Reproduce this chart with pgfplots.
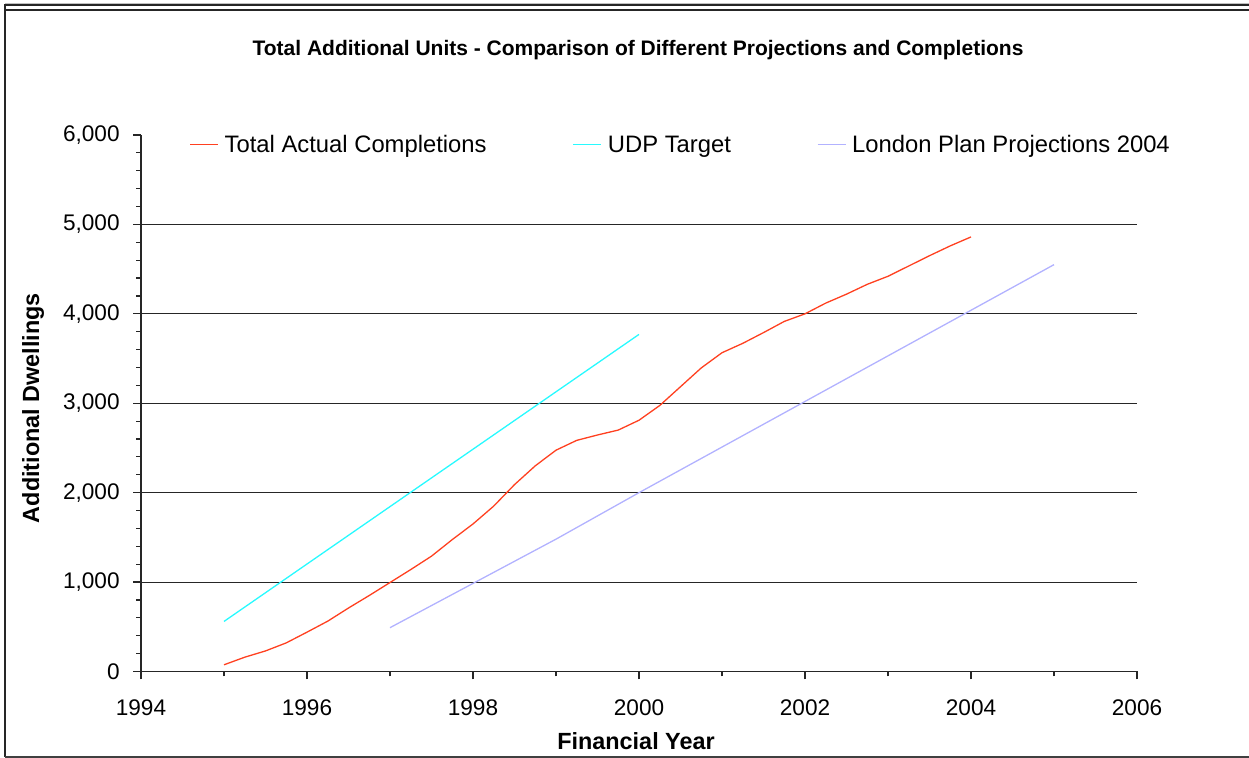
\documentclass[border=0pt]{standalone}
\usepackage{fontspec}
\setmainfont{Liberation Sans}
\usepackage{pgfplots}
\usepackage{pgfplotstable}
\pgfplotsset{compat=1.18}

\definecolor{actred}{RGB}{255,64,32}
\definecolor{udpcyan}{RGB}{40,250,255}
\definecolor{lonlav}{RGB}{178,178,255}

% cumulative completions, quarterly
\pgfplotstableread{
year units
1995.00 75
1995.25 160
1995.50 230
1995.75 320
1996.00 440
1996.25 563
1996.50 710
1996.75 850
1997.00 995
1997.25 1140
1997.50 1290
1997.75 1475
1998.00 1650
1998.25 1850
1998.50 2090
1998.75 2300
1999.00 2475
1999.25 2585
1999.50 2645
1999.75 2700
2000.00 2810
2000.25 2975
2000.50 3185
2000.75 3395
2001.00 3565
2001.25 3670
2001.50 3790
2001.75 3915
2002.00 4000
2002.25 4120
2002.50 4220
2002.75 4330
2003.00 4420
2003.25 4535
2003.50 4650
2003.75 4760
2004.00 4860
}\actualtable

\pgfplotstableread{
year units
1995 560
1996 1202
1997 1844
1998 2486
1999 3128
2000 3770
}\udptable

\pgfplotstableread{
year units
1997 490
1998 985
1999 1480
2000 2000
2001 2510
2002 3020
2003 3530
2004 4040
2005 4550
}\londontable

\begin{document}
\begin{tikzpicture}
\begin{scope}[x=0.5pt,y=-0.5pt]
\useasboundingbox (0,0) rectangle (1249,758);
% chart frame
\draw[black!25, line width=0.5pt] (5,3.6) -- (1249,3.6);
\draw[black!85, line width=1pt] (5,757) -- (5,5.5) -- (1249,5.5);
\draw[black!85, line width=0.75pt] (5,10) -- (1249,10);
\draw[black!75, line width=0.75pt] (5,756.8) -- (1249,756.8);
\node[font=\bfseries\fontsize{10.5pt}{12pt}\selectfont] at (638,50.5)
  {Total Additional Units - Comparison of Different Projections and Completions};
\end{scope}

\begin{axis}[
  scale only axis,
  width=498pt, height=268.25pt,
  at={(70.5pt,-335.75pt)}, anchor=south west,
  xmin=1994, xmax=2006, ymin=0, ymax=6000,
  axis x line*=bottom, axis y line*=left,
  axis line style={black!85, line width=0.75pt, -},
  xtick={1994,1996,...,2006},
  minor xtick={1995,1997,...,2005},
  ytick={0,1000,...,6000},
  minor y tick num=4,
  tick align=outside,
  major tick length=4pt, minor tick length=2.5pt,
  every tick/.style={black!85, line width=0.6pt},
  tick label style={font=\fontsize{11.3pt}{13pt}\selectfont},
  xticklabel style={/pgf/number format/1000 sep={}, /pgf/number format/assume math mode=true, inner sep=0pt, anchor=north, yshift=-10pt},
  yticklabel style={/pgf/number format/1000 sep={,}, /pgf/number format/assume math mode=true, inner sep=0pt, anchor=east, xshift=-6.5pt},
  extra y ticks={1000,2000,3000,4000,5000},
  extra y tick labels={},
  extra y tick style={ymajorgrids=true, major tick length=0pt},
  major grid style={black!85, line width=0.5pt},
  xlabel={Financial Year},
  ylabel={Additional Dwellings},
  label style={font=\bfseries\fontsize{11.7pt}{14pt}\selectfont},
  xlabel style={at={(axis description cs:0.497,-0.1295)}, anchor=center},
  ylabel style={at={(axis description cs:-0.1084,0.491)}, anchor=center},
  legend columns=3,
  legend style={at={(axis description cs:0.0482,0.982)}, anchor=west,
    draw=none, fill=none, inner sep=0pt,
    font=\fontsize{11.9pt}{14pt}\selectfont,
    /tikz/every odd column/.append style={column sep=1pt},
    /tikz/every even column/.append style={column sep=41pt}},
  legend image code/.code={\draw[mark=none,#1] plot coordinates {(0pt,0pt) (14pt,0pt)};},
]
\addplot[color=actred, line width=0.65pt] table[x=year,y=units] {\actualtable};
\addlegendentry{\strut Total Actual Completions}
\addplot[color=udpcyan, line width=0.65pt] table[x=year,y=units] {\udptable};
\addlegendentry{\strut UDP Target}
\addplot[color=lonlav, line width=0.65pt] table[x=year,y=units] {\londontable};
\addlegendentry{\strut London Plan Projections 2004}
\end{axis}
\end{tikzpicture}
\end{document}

○ ○ ○ ○

[WHAT IS NEEDED] Quote the preceding listing precisely and completely, omitting its images.

[RESULT OF THE EXERCISE]
Reproduce this chart with pgfplots.
\documentclass[border=0pt]{standalone}
\usepackage{fontspec}
\setmainfont{Liberation Sans}
\usepackage{pgfplots}
\usepackage{pgfplotstable}
\pgfplotsset{compat=1.18}

\definecolor{actred}{RGB}{255,64,32}
\definecolor{udpcyan}{RGB}{40,250,255}
\definecolor{lonlav}{RGB}{178,178,255}

% cumulative completions, quarterly
\pgfplotstableread{
year units
1995.00 75
1995.25 160
1995.50 230
1995.75 320
1996.00 440
1996.25 563
1996.50 710
1996.75 850
1997.00 995
1997.25 1140
1997.50 1290
1997.75 1475
1998.00 1650
1998.25 1850
1998.50 2090
1998.75 2300
1999.00 2475
1999.25 2585
1999.50 2645
1999.75 2700
2000.00 2810
2000.25 2975
2000.50 3185
2000.75 3395
2001.00 3565
2001.25 3670
2001.50 3790
2001.75 3915
2002.00 4000
2002.25 4120
2002.50 4220
2002.75 4330
2003.00 4420
2003.25 4535
2003.50 4650
2003.75 4760
2004.00 4860
}\actualtable

\pgfplotstableread{
year units
1995 560
1996 1202
1997 1844
1998 2486
1999 3128
2000 3770
}\udptable

\pgfplotstableread{
year units
1997 490
1998 985
1999 1480
2000 2000
2001 2510
2002 3020
2003 3530
2004 4040
2005 4550
}\londontable

\begin{document}
\begin{tikzpicture}
\begin{scope}[x=0.5pt,y=-0.5pt]
\useasboundingbox (0,0) rectangle (1249,758);
% chart frame
\draw[black!25, line width=0.5pt] (5,3.6) -- (1249,3.6);
\draw[black!85, line width=1pt] (5,757) -- (5,5.5) -- (1249,5.5);
\draw[black!85, line width=0.75pt] (5,10) -- (1249,10);
\draw[black!75, line width=0.75pt] (5,756.8) -- (1249,756.8);
\node[font=\bfseries\fontsize{10.5pt}{12pt}\selectfont] at (638,50.5)
  {Total Additional Units - Comparison of Different Projections and Completions};
\end{scope}

\begin{axis}[
  scale only axis,
  width=498pt, height=268.25pt,
  at={(70.5pt,-335.75pt)}, anchor=south west,
  xmin=1994, xmax=2006, ymin=0, ymax=6000,
  axis x line*=bottom, axis y line*=left,
  axis line style={black!85, line width=0.75pt, -},
  xtick={1994,1996,...,2006},
  minor xtick={1995,1997,...,2005},
  ytick={0,1000,...,6000},
  minor y tick num=4,
  tick align=outside,
  major tick length=4pt, minor tick length=2.5pt,
  every tick/.style={black!85, line width=0.6pt},
  tick label style={font=\fontsize{11.3pt}{13pt}\selectfont},
  xticklabel style={/pgf/number format/1000 sep={}, /pgf/number format/assume math mode=true, inner sep=0pt, anchor=north, yshift=-10pt},
  yticklabel style={/pgf/number format/1000 sep={,}, /pgf/number format/assume math mode=true, inner sep=0pt, anchor=east, xshift=-6.5pt},
  extra y ticks={1000,2000,3000,4000,5000},
  extra y tick labels={},
  extra y tick style={ymajorgrids=true, major tick length=0pt},
  major grid style={black!85, line width=0.5pt},
  xlabel={Financial Year},
  ylabel={Additional Dwellings},
  label style={font=\bfseries\fontsize{11.7pt}{14pt}\selectfont},
  xlabel style={at={(axis description cs:0.497,-0.1295)}, anchor=center},
  ylabel style={at={(axis description cs:-0.1084,0.491)}, anchor=center},
  legend columns=3,
  legend style={at={(axis description cs:0.0482,0.982)}, anchor=west,
    draw=none, fill=none, inner sep=0pt,
    font=\fontsize{11.9pt}{14pt}\selectfont,
    /tikz/every odd column/.append style={column sep=1pt},
    /tikz/every even column/.append style={column sep=41pt}},
  legend image code/.code={\draw[mark=none,#1] plot coordinates {(0pt,0pt) (14pt,0pt)};},
]
\addplot[color=actred, line width=0.65pt] table[x=year,y=units] {\actualtable};
\addlegendentry{\strut Total Actual Completions}
\addplot[color=udpcyan, line width=0.65pt] table[x=year,y=units] {\udptable};
\addlegendentry{\strut UDP Target}
\addplot[color=lonlav, line width=0.65pt] table[x=year,y=units] {\londontable};
\addlegendentry{\strut London Plan Projections 2004}
\end{axis}
\end{tikzpicture}
\end{document}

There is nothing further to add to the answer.